**Exercise requirements**
Skip all pictures, then copy the lines from the start of the data through the line with "const target = prices.map((_, i)", keeping both ends.

• • •

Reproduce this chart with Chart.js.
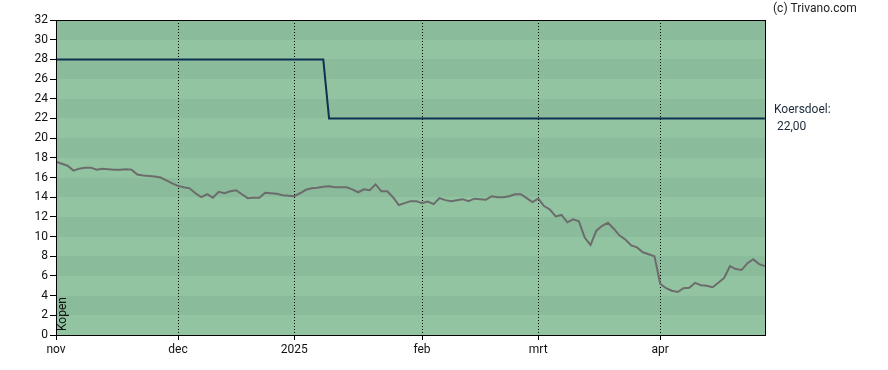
<!DOCTYPE html>
<html>
<head>
<meta charset="utf-8">
<script src="https://cdn.jsdelivr.net/npm/chart.js@4"></script>
<style>
  html, body { margin: 0; padding: 0; background: #fff; }
  #wrap { width: 888px; height: 370px; }
</style>
</head>
<body>
<div id="wrap"><canvas id="myChart" width="888" height="370"></canvas></div>
<script>
const ctx = document.getElementById('myChart');

// koers per handelsdag, 1 nov 2024 t/m eind april 2025
const prices = [
    17.6, 17.4, 17.2, 16.7, 16.9, 17.0, 17.0, 16.8, 16.9, 16.85,
    16.8, 16.8, 16.85, 16.8, 16.3, 16.2, 16.15, 16.1, 16.0, 15.7,
    15.4, 15.15, 15.0, 14.9, 14.4, 14.0, 14.3, 13.95, 14.55, 14.4,
    14.6, 14.7, 14.3, 13.9, 13.95, 13.95, 14.45, 14.4, 14.35, 14.2,
    14.15, 14.1, 14.4, 14.75, 14.9, 14.95, 15.05, 15.1, 15.0, 15.0,
    15.0, 14.8, 14.5, 14.8, 14.7, 15.3, 14.6, 14.6, 14.0, 13.2,
    13.4, 13.6, 13.6, 13.4, 13.55, 13.3, 13.9, 13.7, 13.6, 13.7,
    13.8, 13.6, 13.85, 13.8, 13.75, 14.1, 14.0, 14.0, 14.1, 14.3,
    14.3, 13.9, 13.5, 13.85, 13.1, 12.75, 12.05, 12.2, 11.45, 11.75,
    11.55, 9.9, 9.15, 10.6, 11.1, 11.4, 10.8, 10.1, 9.7, 9.1,
    8.9, 8.4, 8.2, 8.0, 5.2, 4.75, 4.5, 4.37, 4.75, 4.8,
    5.3, 5.05, 5.0, 4.85, 5.3, 5.8, 7.0, 6.7, 6.6, 7.3,
    7.7, 7.2, 7.0
];

// koersdoel: 28 tot half januari, daarna 22
const targetChangeIndex = 47;
const targetBefore = 28;
const targetAfter = 22;
const target = prices.map((_, i) => i < targetChangeIndex ? targetBefore : targetAfter);

const monthLabels = ['nov', 'dec', '2025', 'feb', 'mrt', 'apr'];
const monthIndex = [0, 21, 41, 63, 83, 104];

const yTicks = [0, 2, 4, 6, 8, 10, 12, 14, 16, 18, 20, 22, 24, 26, 28, 30, 32];

const adviceLabel = 'Kopen';
const targetLabel = 'Koersdoel:';
const targetValueLabel = '22,00';
const copyright = '(c) Trivano.com';

const FONT = 'Roboto, "Liberation Sans", Arial, sans-serif';

const bandsPlugin = {
    id: 'bands',
    beforeDraw(chart) {
        const c = chart.ctx;
        const area = chart.chartArea;
        const y = chart.scales.y;
        c.save();
        for (let v = 0; v < 32; v += 2) {
            const top = Math.round(y.getPixelForValue(v + 2));
            const bottom = Math.round(y.getPixelForValue(v));
            c.fillStyle = (v % 4 === 2) ? '#8abb9a' : '#92c4a2';
            c.fillRect(Math.round(area.left), top, Math.round(area.right - area.left), bottom - top);
        }
        c.restore();
    },
    afterDraw(chart) {
        const c = chart.ctx;
        const area = chart.chartArea;
        const y = chart.scales.y;
        c.save();
        c.strokeStyle = '#000';
        c.lineWidth = 1;
        c.strokeRect(area.left + 0.5, area.top + 0.5, area.right - area.left - 1, area.bottom - area.top);

        c.fillStyle = '#222';
        c.font = '12px ' + FONT;
        c.textBaseline = 'middle';
        c.textAlign = 'left';
        c.fillText(copyright, 773, 9);

        const ty = y.getPixelForValue(targetAfter);
        c.fillStyle = '#1a2a3a';
        c.fillText(targetLabel, 774, ty - 8);
        c.fillText(targetValueLabel, 777, ty + 9);

        c.fillStyle = '#111';
        c.translate(area.left + 7, area.bottom - 4);
        c.rotate(-Math.PI / 2);
        c.textAlign = 'left';
        c.fillText(adviceLabel, 0, 0);
        c.restore();
    }
};

const data = {
    labels: prices.map((_, i) => i),
    datasets: [
        {
            label: 'Koersdoel',
            data: target.map((v, i) => ({ x: i, y: v })),
            borderColor: '#0d3150',
            borderWidth: 2,
            pointRadius: 0,
            tension: 0
        },
        {
            label: 'Koers',
            data: prices.map((v, i) => ({ x: i, y: v })),
            borderColor: '#6c6c6c',
            borderWidth: 2,
            pointRadius: 0,
            tension: 0
        }
    ]
};

const config = {
    type: 'line',
    data: data,
    plugins: [bandsPlugin],
    options: {
        responsive: false,
        animation: false,
        layout: { padding: { top: 20, right: 122, left: 0, bottom: 0 } },
        plugins: {
            legend: { display: false },
            tooltip: { enabled: false }
        },
        scales: {
            x: {
                type: 'linear',
                min: 0,
                max: 122.2,
                afterFit: s => { s.height = 35; },
                afterBuildTicks: s => { s.ticks = monthIndex.map(v => ({ value: v })); },
                border: { display: false, dash: [1, 2] },
                grid: {
                    color: c => (c.tick && c.tick.value === 0) ? 'rgba(0,0,0,0)' : '#000',
                    tickColor: '#000',
                    tickBorderDash: [],
                    tickLength: 5,
                    lineWidth: 1
                },
                ticks: {
                    color: '#111',
                    font: { family: FONT, size: 12 },
                    padding: 3,
                    maxRotation: 0,
                    autoSkip: false,
                    callback: v => monthLabels[monthIndex.indexOf(v)]
                }
            },
            y: {
                min: 0,
                max: 32,
                afterFit: s => { s.width = 56; },
                afterBuildTicks: s => { s.ticks = yTicks.map(v => ({ value: v })); },
                border: { display: false },
                grid: {
                    drawOnChartArea: false,
                    tickColor: '#000',
                    tickLength: 6
                },
                ticks: {
                    color: '#111',
                    font: { family: FONT, size: 12 },
                    padding: 2
                }
            }
        }
    }
};

const chart = new Chart(ctx, config);
</script>
</body>
</html>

• • •

**Output for this exercise**
Reproduce this chart with Chart.js.
<!DOCTYPE html>
<html>
<head>
<meta charset="utf-8">
<script src="https://cdn.jsdelivr.net/npm/chart.js@4"></script>
<style>
  html, body { margin: 0; padding: 0; background: #fff; }
  #wrap { width: 888px; height: 370px; }
</style>
</head>
<body>
<div id="wrap"><canvas id="myChart" width="888" height="370"></canvas></div>
<script>
const ctx = document.getElementById('myChart');

// koers per handelsdag, 1 nov 2024 t/m eind april 2025
const prices = [
    17.6, 17.4, 17.2, 16.7, 16.9, 17.0, 17.0, 16.8, 16.9, 16.85,
    16.8, 16.8, 16.85, 16.8, 16.3, 16.2, 16.15, 16.1, 16.0, 15.7,
    15.4, 15.15, 15.0, 14.9, 14.4, 14.0, 14.3, 13.95, 14.55, 14.4,
    14.6, 14.7, 14.3, 13.9, 13.95, 13.95, 14.45, 14.4, 14.35, 14.2,
    14.15, 14.1, 14.4, 14.75, 14.9, 14.95, 15.05, 15.1, 15.0, 15.0,
    15.0, 14.8, 14.5, 14.8, 14.7, 15.3, 14.6, 14.6, 14.0, 13.2,
    13.4, 13.6, 13.6, 13.4, 13.55, 13.3, 13.9, 13.7, 13.6, 13.7,
    13.8, 13.6, 13.85, 13.8, 13.75, 14.1, 14.0, 14.0, 14.1, 14.3,
    14.3, 13.9, 13.5, 13.85, 13.1, 12.75, 12.05, 12.2, 11.45, 11.75,
    11.55, 9.9, 9.15, 10.6, 11.1, 11.4, 10.8, 10.1, 9.7, 9.1,
    8.9, 8.4, 8.2, 8.0, 5.2, 4.75, 4.5, 4.37, 4.75, 4.8,
    5.3, 5.05, 5.0, 4.85, 5.3, 5.8, 7.0, 6.7, 6.6, 7.3,
    7.7, 7.2, 7.0
];

// koersdoel: 28 tot half januari, daarna 22
const targetChangeIndex = 47;
const targetBefore = 28;
const targetAfter = 22;
const target = prices.map((_, i) => i < targetChangeIndex ? targetBefore : targetAfter);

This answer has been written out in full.